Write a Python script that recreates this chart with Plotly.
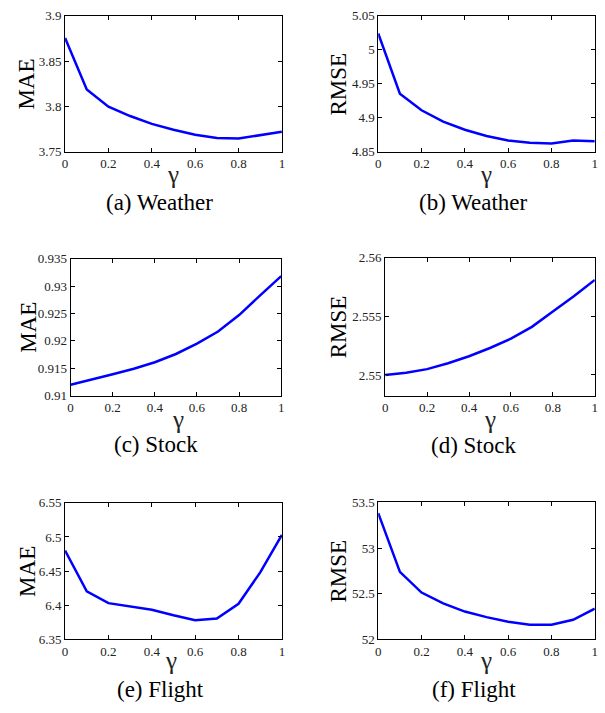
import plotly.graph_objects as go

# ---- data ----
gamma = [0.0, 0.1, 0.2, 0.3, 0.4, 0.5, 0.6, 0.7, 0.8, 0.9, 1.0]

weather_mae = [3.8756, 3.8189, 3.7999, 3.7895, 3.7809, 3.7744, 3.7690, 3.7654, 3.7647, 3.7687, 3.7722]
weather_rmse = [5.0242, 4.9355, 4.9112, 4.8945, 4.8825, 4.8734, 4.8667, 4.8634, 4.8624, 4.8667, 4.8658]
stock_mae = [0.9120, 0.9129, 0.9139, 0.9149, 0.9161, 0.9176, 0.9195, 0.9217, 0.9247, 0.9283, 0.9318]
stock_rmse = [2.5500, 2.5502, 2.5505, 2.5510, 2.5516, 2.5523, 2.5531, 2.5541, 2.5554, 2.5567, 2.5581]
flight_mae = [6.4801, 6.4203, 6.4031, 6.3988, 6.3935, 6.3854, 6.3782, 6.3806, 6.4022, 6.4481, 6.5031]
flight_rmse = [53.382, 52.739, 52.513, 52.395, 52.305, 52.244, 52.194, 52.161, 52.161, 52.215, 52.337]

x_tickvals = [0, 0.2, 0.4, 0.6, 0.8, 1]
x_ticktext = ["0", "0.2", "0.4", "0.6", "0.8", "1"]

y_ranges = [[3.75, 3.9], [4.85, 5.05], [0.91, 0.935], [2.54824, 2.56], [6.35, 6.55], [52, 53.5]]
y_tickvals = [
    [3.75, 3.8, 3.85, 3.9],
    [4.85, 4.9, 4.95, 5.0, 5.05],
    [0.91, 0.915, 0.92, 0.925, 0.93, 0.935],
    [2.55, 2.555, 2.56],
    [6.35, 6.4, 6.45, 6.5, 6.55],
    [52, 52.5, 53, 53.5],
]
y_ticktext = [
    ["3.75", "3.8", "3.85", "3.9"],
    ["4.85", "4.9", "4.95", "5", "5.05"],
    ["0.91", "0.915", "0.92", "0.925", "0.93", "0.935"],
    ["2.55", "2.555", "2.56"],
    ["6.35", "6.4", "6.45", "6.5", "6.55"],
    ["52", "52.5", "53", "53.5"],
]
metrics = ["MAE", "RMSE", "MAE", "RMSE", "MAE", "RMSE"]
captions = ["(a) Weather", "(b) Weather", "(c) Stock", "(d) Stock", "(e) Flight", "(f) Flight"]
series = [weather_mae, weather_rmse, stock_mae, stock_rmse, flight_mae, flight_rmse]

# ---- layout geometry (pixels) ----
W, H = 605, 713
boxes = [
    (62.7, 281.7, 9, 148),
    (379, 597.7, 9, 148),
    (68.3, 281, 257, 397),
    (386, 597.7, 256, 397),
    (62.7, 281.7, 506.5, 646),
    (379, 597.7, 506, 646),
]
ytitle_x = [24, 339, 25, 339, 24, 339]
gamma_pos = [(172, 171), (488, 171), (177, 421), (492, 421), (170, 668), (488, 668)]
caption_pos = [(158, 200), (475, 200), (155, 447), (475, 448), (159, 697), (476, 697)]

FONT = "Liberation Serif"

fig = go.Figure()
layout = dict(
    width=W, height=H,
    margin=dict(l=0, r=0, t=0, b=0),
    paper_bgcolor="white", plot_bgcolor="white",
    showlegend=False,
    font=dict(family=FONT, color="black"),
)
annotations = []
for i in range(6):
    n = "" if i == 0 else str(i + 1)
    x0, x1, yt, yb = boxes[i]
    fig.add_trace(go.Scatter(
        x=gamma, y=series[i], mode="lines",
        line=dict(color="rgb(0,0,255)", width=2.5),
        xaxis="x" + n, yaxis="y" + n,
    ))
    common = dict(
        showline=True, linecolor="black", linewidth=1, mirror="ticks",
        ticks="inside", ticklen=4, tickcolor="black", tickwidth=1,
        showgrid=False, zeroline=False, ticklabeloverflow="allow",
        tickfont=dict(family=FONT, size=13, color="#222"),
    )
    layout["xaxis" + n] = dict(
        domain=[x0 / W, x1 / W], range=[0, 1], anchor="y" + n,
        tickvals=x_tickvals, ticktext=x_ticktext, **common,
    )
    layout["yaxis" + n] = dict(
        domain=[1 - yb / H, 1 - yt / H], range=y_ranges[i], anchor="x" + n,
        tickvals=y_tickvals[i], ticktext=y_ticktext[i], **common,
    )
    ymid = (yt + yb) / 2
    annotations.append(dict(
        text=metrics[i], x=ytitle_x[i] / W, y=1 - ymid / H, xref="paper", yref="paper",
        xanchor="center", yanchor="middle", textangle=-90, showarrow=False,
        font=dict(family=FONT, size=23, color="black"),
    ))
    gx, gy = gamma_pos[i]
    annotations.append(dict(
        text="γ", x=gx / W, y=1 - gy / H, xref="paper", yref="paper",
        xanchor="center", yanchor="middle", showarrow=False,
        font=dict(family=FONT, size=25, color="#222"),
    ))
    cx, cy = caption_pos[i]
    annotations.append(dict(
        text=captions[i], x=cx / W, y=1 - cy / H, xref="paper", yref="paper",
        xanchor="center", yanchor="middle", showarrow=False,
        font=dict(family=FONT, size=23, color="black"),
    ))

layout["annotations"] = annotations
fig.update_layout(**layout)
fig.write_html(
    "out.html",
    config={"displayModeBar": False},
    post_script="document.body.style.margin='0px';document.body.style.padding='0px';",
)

#### Given exercise:
Quote the material in full and exactly; do not carry over its pictures.

#### Exercise output:
Write a Python script that recreates this chart with Plotly.
import plotly.graph_objects as go

# ---- data ----
gamma = [0.0, 0.1, 0.2, 0.3, 0.4, 0.5, 0.6, 0.7, 0.8, 0.9, 1.0]

weather_mae = [3.8756, 3.8189, 3.7999, 3.7895, 3.7809, 3.7744, 3.7690, 3.7654, 3.7647, 3.7687, 3.7722]
weather_rmse = [5.0242, 4.9355, 4.9112, 4.8945, 4.8825, 4.8734, 4.8667, 4.8634, 4.8624, 4.8667, 4.8658]
stock_mae = [0.9120, 0.9129, 0.9139, 0.9149, 0.9161, 0.9176, 0.9195, 0.9217, 0.9247, 0.9283, 0.9318]
stock_rmse = [2.5500, 2.5502, 2.5505, 2.5510, 2.5516, 2.5523, 2.5531, 2.5541, 2.5554, 2.5567, 2.5581]
flight_mae = [6.4801, 6.4203, 6.4031, 6.3988, 6.3935, 6.3854, 6.3782, 6.3806, 6.4022, 6.4481, 6.5031]
flight_rmse = [53.382, 52.739, 52.513, 52.395, 52.305, 52.244, 52.194, 52.161, 52.161, 52.215, 52.337]

x_tickvals = [0, 0.2, 0.4, 0.6, 0.8, 1]
x_ticktext = ["0", "0.2", "0.4", "0.6", "0.8", "1"]

y_ranges = [[3.75, 3.9], [4.85, 5.05], [0.91, 0.935], [2.54824, 2.56], [6.35, 6.55], [52, 53.5]]
y_tickvals = [
    [3.75, 3.8, 3.85, 3.9],
    [4.85, 4.9, 4.95, 5.0, 5.05],
    [0.91, 0.915, 0.92, 0.925, 0.93, 0.935],
    [2.55, 2.555, 2.56],
    [6.35, 6.4, 6.45, 6.5, 6.55],
    [52, 52.5, 53, 53.5],
]
y_ticktext = [
    ["3.75", "3.8", "3.85", "3.9"],
    ["4.85", "4.9", "4.95", "5", "5.05"],
    ["0.91", "0.915", "0.92", "0.925", "0.93", "0.935"],
    ["2.55", "2.555", "2.56"],
    ["6.35", "6.4", "6.45", "6.5", "6.55"],
    ["52", "52.5", "53", "53.5"],
]
metrics = ["MAE", "RMSE", "MAE", "RMSE", "MAE", "RMSE"]
captions = ["(a) Weather", "(b) Weather", "(c) Stock", "(d) Stock", "(e) Flight", "(f) Flight"]
series = [weather_mae, weather_rmse, stock_mae, stock_rmse, flight_mae, flight_rmse]

# ---- layout geometry (pixels) ----
W, H = 605, 713
boxes = [
    (62.7, 281.7, 9, 148),
    (379, 597.7, 9, 148),
    (68.3, 281, 257, 397),
    (386, 597.7, 256, 397),
    (62.7, 281.7, 506.5, 646),
    (379, 597.7, 506, 646),
]
ytitle_x = [24, 339, 25, 339, 24, 339]
gamma_pos = [(172, 171), (488, 171), (177, 421), (492, 421), (170, 668), (488, 668)]
caption_pos = [(158, 200), (475, 200), (155, 447), (475, 448), (159, 697), (476, 697)]

FONT = "Liberation Serif"

fig = go.Figure()
layout = dict(
    width=W, height=H,
    margin=dict(l=0, r=0, t=0, b=0),
    paper_bgcolor="white", plot_bgcolor="white",
    showlegend=False,
    font=dict(family=FONT, color="black"),
)
annotations = []
for i in range(6):
    n = "" if i == 0 else str(i + 1)
    x0, x1, yt, yb = boxes[i]
    fig.add_trace(go.Scatter(
        x=gamma, y=series[i], mode="lines",
        line=dict(color="rgb(0,0,255)", width=2.5),
        xaxis="x" + n, yaxis="y" + n,
    ))
    common = dict(
        showline=True, linecolor="black", linewidth=1, mirror="ticks",
        ticks="inside", ticklen=4, tickcolor="black", tickwidth=1,
        showgrid=False, zeroline=False, ticklabeloverflow="allow",
        tickfont=dict(family=FONT, size=13, color="#222"),
    )
    layout["xaxis" + n] = dict(
        domain=[x0 / W, x1 / W], range=[0, 1], anchor="y" + n,
        tickvals=x_tickvals, ticktext=x_ticktext, **common,
    )
    layout["yaxis" + n] = dict(
        domain=[1 - yb / H, 1 - yt / H], range=y_ranges[i], anchor="x" + n,
        tickvals=y_tickvals[i], ticktext=y_ticktext[i], **common,
    )
    ymid = (yt + yb) / 2
    annotations.append(dict(
        text=metrics[i], x=ytitle_x[i] / W, y=1 - ymid / H, xref="paper", yref="paper",
        xanchor="center", yanchor="middle", textangle=-90, showarrow=False,
        font=dict(family=FONT, size=23, color="black"),
    ))
    gx, gy = gamma_pos[i]
    annotations.append(dict(
        text="γ", x=gx / W, y=1 - gy / H, xref="paper", yref="paper",
        xanchor="center", yanchor="middle", showarrow=False,
        font=dict(family=FONT, size=25, color="#222"),
    ))
    cx, cy = caption_pos[i]
    annotations.append(dict(
        text=captions[i], x=cx / W, y=1 - cy / H, xref="paper", yref="paper",
        xanchor="center", yanchor="middle", showarrow=False,
        font=dict(family=FONT, size=23, color="black"),
    ))

layout["annotations"] = annotations
fig.update_layout(**layout)
fig.write_html(
    "out.html",
    config={"displayModeBar": False},
    post_script="document.body.style.margin='0px';document.body.style.padding='0px';",
)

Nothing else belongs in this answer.